** Start Task inputs **

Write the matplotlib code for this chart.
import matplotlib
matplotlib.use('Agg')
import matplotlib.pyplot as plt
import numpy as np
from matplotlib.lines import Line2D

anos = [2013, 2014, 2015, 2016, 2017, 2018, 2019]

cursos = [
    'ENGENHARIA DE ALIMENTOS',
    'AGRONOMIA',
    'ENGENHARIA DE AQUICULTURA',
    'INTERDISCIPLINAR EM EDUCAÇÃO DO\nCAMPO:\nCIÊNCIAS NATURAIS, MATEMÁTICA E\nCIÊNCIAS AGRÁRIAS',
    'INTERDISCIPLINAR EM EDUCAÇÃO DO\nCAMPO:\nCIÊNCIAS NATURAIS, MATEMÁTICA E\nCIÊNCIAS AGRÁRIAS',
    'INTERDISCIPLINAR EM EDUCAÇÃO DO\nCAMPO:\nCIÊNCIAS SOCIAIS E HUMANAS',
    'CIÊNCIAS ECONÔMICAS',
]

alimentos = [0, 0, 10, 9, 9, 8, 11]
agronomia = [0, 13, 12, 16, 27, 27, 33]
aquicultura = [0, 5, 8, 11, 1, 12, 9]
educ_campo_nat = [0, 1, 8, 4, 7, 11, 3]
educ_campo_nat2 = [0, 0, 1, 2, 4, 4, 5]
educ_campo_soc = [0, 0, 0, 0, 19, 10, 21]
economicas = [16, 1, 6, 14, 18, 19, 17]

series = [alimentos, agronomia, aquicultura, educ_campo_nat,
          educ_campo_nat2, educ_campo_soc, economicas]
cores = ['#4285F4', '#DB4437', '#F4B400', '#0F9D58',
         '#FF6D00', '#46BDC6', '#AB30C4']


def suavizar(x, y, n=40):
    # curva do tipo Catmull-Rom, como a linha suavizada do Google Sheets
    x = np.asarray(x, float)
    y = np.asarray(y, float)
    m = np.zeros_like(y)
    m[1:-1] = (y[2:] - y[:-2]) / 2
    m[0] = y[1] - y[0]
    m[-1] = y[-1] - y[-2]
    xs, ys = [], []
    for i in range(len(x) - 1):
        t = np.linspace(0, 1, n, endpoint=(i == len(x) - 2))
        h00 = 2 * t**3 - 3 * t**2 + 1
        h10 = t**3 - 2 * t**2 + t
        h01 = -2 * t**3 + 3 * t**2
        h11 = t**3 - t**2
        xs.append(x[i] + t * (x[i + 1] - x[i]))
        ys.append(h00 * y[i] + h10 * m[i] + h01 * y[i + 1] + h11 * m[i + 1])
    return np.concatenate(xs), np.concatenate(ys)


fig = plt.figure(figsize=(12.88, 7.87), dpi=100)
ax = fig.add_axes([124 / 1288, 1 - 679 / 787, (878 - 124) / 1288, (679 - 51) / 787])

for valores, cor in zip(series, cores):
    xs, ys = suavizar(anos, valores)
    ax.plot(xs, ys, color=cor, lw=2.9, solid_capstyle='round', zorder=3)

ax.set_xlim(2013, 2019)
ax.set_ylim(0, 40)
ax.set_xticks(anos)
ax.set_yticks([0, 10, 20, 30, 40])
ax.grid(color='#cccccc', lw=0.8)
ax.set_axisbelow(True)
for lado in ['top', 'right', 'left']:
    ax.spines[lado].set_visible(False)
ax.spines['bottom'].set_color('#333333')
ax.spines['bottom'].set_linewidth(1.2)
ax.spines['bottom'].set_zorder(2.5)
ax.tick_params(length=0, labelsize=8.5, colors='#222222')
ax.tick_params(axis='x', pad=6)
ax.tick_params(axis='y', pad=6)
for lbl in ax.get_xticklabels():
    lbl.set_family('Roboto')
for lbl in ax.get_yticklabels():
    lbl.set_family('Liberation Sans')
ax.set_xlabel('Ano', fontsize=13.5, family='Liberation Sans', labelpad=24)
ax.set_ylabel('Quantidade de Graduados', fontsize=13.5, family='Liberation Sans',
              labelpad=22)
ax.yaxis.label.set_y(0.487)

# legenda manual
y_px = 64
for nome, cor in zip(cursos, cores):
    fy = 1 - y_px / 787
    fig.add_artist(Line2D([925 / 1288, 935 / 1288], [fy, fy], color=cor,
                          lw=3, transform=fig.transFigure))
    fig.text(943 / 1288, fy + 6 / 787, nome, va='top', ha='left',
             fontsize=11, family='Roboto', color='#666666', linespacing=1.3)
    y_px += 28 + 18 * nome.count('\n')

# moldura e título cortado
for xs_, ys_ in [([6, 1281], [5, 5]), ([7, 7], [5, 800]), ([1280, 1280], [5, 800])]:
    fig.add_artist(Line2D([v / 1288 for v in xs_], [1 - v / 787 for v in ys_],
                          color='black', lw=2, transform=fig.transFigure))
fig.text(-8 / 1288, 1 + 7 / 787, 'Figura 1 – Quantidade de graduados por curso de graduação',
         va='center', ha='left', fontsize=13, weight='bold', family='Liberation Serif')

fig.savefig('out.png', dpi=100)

** End Task inputs **
** Start Task inputs **

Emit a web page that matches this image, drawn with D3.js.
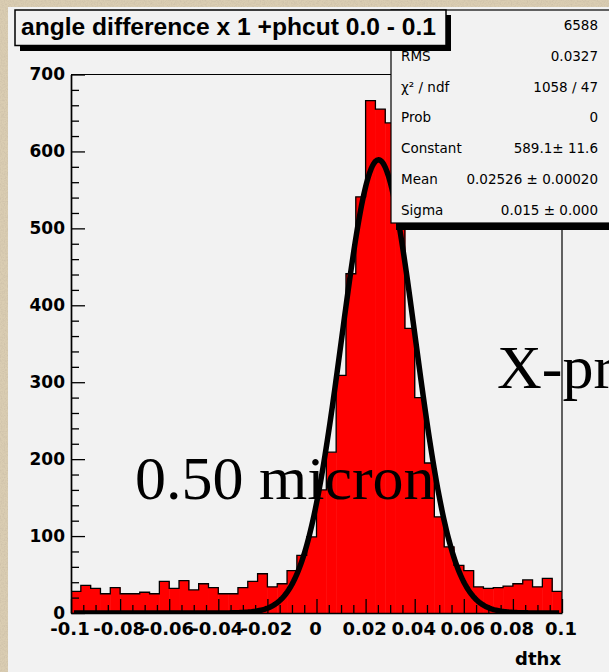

** End Task inputs **
** Start Task inputs **

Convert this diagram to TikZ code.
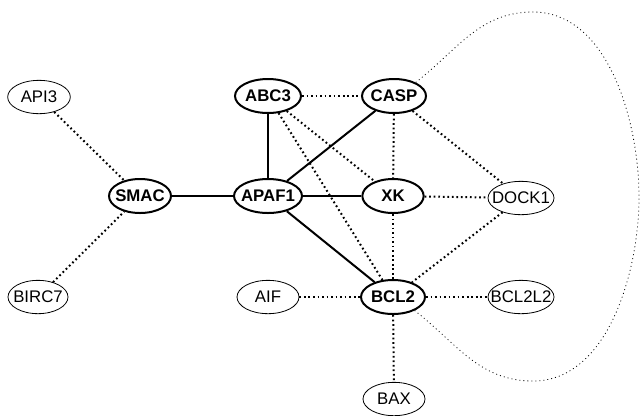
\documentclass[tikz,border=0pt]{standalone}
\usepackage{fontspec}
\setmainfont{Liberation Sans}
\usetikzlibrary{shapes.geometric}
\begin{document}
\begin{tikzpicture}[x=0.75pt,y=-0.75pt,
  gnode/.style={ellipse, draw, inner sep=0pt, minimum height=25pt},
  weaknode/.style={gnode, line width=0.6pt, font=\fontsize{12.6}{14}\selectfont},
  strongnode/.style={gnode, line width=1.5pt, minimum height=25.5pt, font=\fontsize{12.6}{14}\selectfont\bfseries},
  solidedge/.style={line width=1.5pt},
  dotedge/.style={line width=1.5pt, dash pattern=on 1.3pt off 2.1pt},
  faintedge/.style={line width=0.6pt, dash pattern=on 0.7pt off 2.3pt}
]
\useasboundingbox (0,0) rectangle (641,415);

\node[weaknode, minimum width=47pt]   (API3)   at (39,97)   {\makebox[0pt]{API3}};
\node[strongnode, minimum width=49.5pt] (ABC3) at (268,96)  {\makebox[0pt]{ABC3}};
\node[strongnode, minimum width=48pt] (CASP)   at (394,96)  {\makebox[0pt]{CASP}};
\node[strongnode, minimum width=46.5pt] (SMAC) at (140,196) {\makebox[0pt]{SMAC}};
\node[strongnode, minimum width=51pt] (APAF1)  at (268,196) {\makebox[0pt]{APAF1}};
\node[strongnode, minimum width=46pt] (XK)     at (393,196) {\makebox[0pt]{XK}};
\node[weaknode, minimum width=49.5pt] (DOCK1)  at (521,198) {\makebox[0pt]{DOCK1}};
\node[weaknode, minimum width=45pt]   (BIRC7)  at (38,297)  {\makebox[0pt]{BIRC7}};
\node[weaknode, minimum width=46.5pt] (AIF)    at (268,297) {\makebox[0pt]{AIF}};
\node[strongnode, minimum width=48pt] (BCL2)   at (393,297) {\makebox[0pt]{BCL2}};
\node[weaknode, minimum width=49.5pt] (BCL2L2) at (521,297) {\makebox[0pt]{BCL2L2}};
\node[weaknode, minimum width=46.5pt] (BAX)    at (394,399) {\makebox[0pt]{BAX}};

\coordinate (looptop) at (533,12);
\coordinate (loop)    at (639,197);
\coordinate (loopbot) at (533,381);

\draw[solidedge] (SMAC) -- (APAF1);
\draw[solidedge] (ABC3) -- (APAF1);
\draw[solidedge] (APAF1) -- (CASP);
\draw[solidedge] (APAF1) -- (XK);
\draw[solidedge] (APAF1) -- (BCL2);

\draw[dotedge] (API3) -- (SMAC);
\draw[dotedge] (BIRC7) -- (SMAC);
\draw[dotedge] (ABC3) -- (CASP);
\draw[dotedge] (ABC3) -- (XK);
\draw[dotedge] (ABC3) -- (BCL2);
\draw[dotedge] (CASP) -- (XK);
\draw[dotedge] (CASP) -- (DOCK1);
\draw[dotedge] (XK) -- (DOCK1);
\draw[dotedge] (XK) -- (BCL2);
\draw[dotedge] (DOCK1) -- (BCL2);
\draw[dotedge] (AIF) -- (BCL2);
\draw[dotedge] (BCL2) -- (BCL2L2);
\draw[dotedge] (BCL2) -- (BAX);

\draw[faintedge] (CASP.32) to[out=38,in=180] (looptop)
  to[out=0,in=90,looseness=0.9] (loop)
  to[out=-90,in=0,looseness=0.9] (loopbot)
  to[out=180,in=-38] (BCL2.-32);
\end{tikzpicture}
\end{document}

** End Task inputs **

* **Problem**
From the line containing "Convert this diagram to TikZ code." to the line containing "(0,0) rectangle (641,415);", both lines included, give the text again exactly, without any pictures.

* **Reply to the task**
Convert this diagram to TikZ code.
\documentclass[tikz,border=0pt]{standalone}
\usepackage{fontspec}
\setmainfont{Liberation Sans}
\usetikzlibrary{shapes.geometric}
\begin{document}
\begin{tikzpicture}[x=0.75pt,y=-0.75pt,
  gnode/.style={ellipse, draw, inner sep=0pt, minimum height=25pt},
  weaknode/.style={gnode, line width=0.6pt, font=\fontsize{12.6}{14}\selectfont},
  strongnode/.style={gnode, line width=1.5pt, minimum height=25.5pt, font=\fontsize{12.6}{14}\selectfont\bfseries},
  solidedge/.style={line width=1.5pt},
  dotedge/.style={line width=1.5pt, dash pattern=on 1.3pt off 2.1pt},
  faintedge/.style={line width=0.6pt, dash pattern=on 0.7pt off 2.3pt}
]
\useasboundingbox (0,0) rectangle (641,415);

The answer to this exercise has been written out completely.